There are no exceptional items in 2007/8. In 2006/7, exceptional items
were as follows:
– Pensions adjustment relating to the Finance Act 2006 – Following
changes introduced by the Finance Act with effect from April 2006
(Pensions A-Day), Tesco’s UK approved pension schemes have
implemented revised terms for members exchanging pension at
retirement date, allowing them the option to commute (convert) a
larger amount of their pension to a tax-free lump sum on retirement.

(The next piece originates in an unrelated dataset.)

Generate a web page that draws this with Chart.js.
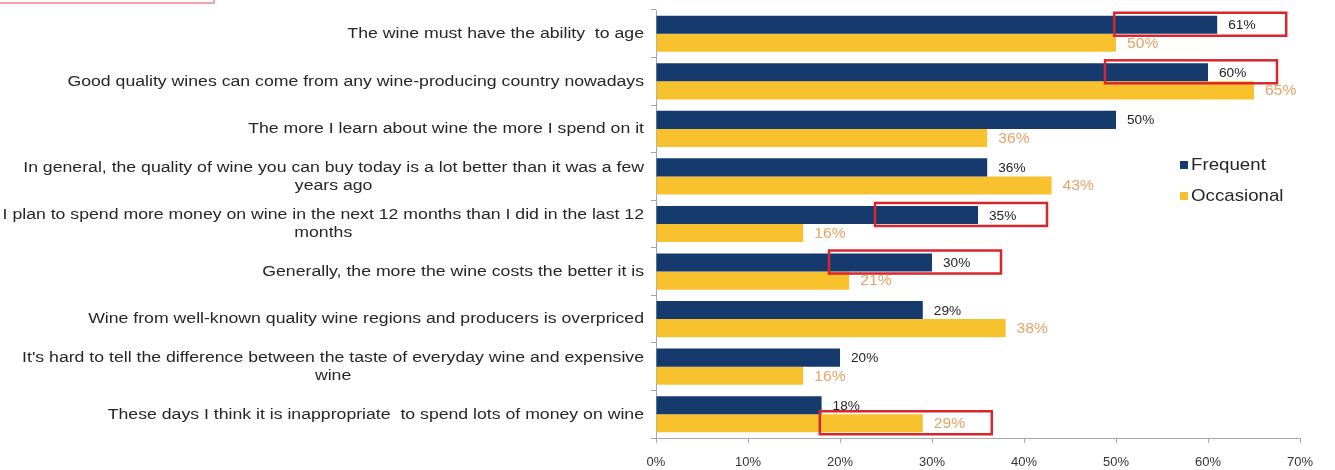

Accordingly, the assumptions made in calculating the defined benefit
pension liability have been revised, and a gain of £250m was recognised
in the Group Income Statement during the year. Changes to scheme
rules in the Republic of Ireland affecting early retirement have reduced
pension liabilities by a further £8m, which was also recognised in the
Group Income Statement. Revisions to the commutation assumption
will be reflected within the Group Statement of Recognised Income
and Expense from 2007/8.
– Impairment of the Gerrards Cross site – We faced continuing uncertainty
in 2006/7 in respect of our Gerrards Cross site as a result of the
complex legal situation following the tunnel collapse. However, during
2006/7 we wrote off the carrying value of our existing asset there
(an impairment charge of £35m). No decision has yet been taken
about the future of this site.
Segmental trading profit
Segmental trading profit is an adjusted measure of operating profit,
which measures the performance of each geographical segment before
exceptional items, profit/(loss) arising on property-related items, impact
on leases of annual uplifts in rent and rent-free periods, and replaces the
IAS 19 pension charge with the ‘normal’ cash contributions for pensions.